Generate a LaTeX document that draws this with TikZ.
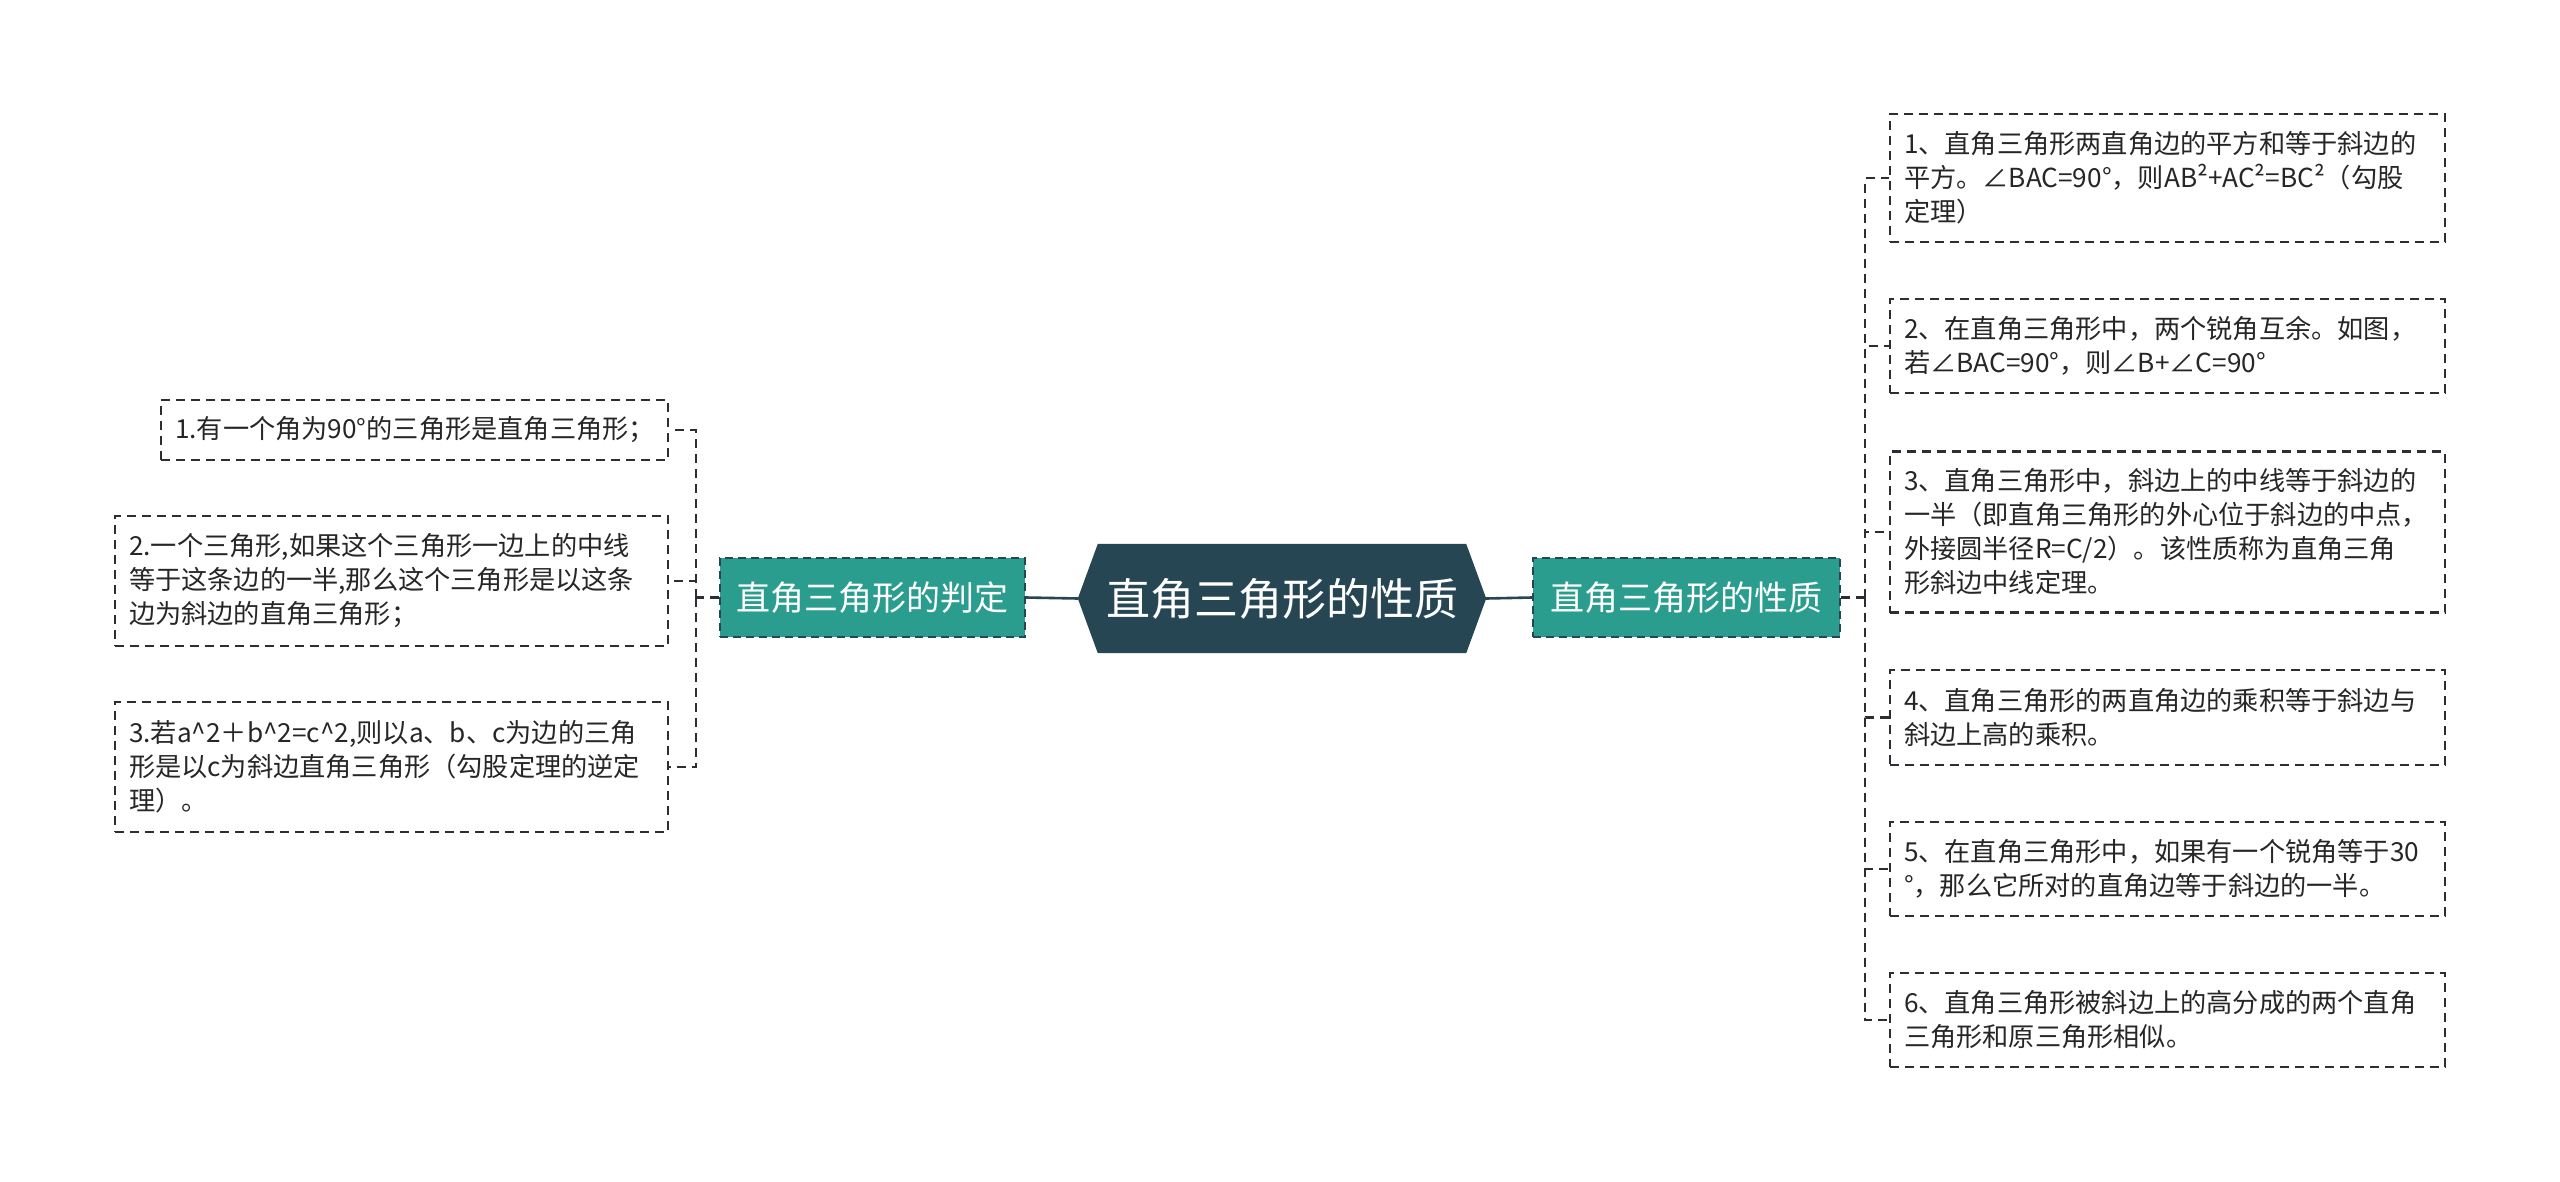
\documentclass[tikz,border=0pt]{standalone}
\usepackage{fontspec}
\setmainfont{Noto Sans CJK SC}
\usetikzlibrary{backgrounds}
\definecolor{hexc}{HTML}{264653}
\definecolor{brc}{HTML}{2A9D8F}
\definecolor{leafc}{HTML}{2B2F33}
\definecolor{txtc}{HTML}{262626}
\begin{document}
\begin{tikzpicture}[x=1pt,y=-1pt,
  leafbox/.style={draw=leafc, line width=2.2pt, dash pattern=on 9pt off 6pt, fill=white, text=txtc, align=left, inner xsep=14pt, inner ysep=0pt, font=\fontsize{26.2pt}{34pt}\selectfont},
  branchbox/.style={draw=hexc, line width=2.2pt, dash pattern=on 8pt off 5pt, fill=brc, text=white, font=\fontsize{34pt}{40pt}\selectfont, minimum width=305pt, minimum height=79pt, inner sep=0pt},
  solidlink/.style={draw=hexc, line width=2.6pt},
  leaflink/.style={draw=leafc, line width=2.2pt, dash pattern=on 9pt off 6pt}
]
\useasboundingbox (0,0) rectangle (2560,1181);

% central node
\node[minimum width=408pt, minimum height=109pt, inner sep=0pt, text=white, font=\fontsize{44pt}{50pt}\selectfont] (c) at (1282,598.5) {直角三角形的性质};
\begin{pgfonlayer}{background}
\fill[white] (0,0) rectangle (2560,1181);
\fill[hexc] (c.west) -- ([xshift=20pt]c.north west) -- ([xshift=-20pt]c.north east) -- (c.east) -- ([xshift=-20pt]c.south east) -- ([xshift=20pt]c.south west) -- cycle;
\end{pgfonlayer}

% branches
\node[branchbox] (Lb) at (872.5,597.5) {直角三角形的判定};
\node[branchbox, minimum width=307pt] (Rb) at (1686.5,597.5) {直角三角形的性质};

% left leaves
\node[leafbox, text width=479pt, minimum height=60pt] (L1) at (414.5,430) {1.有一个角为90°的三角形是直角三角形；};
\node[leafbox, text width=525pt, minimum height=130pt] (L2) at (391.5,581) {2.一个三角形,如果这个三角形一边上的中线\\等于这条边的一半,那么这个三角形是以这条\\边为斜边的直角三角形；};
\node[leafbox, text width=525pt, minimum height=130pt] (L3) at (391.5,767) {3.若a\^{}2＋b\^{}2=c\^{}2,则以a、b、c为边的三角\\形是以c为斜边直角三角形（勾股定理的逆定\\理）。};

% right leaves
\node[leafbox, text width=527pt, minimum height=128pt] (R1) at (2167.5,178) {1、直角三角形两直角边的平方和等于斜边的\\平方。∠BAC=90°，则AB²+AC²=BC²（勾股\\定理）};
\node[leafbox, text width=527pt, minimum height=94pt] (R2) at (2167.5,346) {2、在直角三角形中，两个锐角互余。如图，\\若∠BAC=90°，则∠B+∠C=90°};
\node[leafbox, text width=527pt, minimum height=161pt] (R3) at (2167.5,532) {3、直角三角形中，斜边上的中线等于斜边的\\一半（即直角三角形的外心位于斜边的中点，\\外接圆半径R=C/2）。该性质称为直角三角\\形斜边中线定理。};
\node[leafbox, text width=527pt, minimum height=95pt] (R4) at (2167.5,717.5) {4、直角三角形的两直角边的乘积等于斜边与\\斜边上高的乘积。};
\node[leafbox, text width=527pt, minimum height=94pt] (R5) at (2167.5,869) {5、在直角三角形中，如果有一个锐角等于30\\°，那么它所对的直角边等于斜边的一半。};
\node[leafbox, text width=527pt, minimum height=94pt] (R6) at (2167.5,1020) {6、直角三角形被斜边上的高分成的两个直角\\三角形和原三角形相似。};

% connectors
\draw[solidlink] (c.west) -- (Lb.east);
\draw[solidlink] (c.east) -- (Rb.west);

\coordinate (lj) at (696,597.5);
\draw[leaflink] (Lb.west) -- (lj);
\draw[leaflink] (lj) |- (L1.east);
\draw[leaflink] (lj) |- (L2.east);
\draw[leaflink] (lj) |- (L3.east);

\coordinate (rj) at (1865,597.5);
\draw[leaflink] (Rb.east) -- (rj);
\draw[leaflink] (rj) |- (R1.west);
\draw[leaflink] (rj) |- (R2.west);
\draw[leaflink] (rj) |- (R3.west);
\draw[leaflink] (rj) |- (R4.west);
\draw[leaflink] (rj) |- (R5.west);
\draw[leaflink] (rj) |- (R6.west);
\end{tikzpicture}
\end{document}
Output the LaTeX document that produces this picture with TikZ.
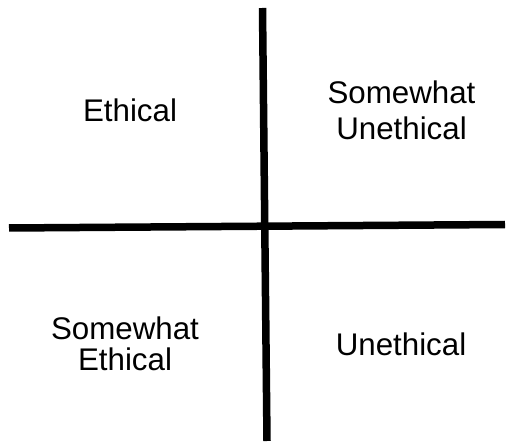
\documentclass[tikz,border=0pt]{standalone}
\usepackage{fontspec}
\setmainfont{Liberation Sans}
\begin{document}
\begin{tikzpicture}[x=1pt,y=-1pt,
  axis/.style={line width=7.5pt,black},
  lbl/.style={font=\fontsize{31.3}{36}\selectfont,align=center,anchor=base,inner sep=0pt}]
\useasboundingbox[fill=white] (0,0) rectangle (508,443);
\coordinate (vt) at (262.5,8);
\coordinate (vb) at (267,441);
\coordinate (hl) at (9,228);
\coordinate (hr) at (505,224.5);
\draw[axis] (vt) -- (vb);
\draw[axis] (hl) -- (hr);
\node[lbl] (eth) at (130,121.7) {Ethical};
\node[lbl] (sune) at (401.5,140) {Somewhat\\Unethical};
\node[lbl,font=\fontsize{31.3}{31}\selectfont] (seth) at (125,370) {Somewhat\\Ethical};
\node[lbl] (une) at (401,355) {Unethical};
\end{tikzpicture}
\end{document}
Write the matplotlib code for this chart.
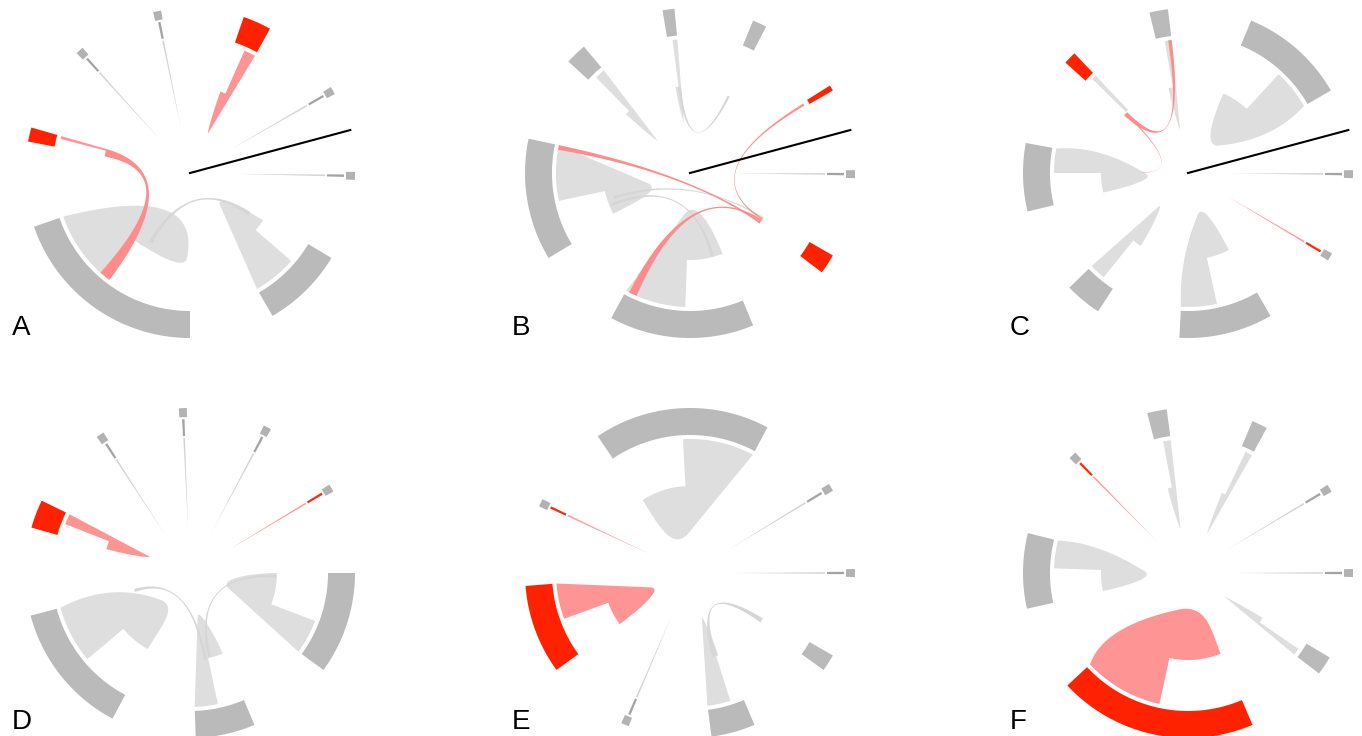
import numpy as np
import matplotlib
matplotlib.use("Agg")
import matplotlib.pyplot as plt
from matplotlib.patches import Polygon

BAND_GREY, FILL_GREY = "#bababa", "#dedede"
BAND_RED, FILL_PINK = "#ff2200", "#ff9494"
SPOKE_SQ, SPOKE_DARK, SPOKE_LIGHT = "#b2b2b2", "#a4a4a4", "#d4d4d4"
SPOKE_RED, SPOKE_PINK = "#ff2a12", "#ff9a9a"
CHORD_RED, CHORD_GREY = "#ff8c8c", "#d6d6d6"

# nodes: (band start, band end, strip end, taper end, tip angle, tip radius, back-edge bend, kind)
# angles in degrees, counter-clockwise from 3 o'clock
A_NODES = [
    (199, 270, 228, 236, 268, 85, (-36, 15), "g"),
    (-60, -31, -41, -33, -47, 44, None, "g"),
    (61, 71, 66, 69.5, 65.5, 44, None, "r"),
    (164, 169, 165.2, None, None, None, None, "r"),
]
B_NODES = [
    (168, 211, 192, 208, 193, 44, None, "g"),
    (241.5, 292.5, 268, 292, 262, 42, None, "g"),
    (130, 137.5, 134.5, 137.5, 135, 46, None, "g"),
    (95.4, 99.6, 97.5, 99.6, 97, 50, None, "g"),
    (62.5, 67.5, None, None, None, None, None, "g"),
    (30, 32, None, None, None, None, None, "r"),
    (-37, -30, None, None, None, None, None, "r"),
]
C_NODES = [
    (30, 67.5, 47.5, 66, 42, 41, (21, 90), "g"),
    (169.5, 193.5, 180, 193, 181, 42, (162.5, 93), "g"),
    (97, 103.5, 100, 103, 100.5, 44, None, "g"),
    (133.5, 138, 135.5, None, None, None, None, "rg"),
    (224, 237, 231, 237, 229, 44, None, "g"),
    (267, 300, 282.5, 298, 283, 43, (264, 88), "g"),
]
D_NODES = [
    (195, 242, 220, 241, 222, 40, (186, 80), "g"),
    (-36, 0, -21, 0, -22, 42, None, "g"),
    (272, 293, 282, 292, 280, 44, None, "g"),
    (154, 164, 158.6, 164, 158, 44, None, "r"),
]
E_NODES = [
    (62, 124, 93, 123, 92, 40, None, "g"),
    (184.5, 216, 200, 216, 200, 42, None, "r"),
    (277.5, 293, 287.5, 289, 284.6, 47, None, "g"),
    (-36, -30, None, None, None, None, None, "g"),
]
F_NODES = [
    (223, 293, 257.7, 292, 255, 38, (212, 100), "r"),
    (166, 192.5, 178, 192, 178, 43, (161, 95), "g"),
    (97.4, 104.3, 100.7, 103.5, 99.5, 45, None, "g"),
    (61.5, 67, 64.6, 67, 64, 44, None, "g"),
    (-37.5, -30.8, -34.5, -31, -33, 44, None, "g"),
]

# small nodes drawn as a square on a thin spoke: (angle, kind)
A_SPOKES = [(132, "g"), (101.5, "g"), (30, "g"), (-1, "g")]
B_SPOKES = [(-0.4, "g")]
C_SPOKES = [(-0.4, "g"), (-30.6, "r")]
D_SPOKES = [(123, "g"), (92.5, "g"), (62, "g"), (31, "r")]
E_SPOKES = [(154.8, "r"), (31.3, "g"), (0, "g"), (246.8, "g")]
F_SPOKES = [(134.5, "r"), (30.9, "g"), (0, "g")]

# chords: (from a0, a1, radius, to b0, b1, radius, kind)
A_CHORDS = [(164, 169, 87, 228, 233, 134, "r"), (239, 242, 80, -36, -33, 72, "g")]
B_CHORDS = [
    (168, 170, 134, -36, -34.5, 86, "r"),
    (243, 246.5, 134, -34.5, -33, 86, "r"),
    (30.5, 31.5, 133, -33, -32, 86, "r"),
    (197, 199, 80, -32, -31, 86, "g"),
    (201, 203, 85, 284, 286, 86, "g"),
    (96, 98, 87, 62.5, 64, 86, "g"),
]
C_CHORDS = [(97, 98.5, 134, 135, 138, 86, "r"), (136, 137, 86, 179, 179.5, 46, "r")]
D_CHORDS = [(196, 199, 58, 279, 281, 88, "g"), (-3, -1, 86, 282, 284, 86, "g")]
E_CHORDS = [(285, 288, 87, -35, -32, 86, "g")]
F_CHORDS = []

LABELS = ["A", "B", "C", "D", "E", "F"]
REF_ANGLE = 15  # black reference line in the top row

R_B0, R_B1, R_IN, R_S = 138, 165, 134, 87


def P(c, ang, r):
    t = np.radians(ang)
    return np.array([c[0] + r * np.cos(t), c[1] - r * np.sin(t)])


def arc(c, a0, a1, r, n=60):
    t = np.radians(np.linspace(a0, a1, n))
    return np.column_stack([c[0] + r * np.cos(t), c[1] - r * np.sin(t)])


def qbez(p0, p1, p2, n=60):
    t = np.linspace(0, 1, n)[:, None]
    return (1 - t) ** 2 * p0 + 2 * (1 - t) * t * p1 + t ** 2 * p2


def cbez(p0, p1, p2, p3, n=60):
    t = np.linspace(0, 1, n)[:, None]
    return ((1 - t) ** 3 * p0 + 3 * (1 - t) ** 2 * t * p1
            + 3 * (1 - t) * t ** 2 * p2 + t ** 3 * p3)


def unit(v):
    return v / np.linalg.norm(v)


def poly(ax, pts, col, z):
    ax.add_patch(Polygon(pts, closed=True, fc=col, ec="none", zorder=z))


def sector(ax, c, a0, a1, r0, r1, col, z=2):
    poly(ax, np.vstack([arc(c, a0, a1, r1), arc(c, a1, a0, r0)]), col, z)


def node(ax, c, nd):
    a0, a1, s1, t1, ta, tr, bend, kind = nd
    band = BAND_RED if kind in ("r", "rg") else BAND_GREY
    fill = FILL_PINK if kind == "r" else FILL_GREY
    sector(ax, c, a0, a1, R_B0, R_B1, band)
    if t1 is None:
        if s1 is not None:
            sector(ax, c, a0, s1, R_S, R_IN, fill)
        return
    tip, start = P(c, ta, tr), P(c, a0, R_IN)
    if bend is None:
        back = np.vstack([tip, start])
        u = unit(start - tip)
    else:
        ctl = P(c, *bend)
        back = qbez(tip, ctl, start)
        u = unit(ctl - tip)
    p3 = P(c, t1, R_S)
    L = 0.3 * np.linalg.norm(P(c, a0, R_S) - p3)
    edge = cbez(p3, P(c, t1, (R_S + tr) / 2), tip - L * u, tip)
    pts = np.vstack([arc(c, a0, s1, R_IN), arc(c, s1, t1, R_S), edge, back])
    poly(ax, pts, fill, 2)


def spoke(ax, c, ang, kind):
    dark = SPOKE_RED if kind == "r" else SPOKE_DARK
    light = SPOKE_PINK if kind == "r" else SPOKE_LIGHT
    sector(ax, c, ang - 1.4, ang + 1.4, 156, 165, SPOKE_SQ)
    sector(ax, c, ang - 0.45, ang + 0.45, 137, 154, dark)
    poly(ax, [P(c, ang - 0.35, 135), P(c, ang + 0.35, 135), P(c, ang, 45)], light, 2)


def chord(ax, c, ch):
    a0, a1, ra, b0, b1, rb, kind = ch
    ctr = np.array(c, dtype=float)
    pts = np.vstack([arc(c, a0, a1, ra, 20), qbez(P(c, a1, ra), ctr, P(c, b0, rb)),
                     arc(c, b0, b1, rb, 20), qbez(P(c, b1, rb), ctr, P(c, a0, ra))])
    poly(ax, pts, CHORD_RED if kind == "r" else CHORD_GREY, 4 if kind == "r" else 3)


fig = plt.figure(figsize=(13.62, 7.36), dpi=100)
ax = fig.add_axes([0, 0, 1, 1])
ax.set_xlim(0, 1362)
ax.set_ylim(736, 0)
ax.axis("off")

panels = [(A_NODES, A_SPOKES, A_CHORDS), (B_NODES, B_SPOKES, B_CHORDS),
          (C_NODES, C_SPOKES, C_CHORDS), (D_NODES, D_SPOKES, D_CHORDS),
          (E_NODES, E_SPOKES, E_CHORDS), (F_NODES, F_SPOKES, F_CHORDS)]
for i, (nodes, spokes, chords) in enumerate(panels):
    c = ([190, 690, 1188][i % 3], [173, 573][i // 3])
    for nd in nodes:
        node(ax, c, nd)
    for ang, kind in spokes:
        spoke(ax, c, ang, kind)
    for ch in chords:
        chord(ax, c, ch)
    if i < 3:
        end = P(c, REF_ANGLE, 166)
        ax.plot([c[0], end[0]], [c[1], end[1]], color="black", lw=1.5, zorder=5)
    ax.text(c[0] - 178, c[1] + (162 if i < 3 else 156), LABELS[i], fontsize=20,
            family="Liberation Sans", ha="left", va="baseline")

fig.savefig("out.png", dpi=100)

____

* Directions *
Omit all pictures, and reproduce exactly the lines from the one holding "Output the LaTeX" through the one holding "from matplotlib.patches import Polygon", both included.

* Final result *
Output the LaTeX document that produces this picture with TikZ.
\documentclass[tikz,border=0pt]{standalone}
\usepackage{fontspec}
\setmainfont{Liberation Sans}
\begin{document}
\begin{tikzpicture}[x=1pt,y=-1pt,
  axis/.style={line width=7.5pt,black},
  lbl/.style={font=\fontsize{31.3}{36}\selectfont,align=center,anchor=base,inner sep=0pt}]
\useasboundingbox[fill=white] (0,0) rectangle (508,443);
\coordinate (vt) at (262.5,8);
\coordinate (vb) at (267,441);
\coordinate (hl) at (9,228);
\coordinate (hr) at (505,224.5);
\draw[axis] (vt) -- (vb);
\draw[axis] (hl) -- (hr);
\node[lbl] (eth) at (130,121.7) {Ethical};
\node[lbl] (sune) at (401.5,140) {Somewhat\\Unethical};
\node[lbl,font=\fontsize{31.3}{31}\selectfont] (seth) at (125,370) {Somewhat\\Ethical};
\node[lbl] (une) at (401,355) {Unethical};
\end{tikzpicture}
\end{document}
Write the matplotlib code for this chart.
import numpy as np
import matplotlib
matplotlib.use("Agg")
import matplotlib.pyplot as plt
from matplotlib.patches import Polygon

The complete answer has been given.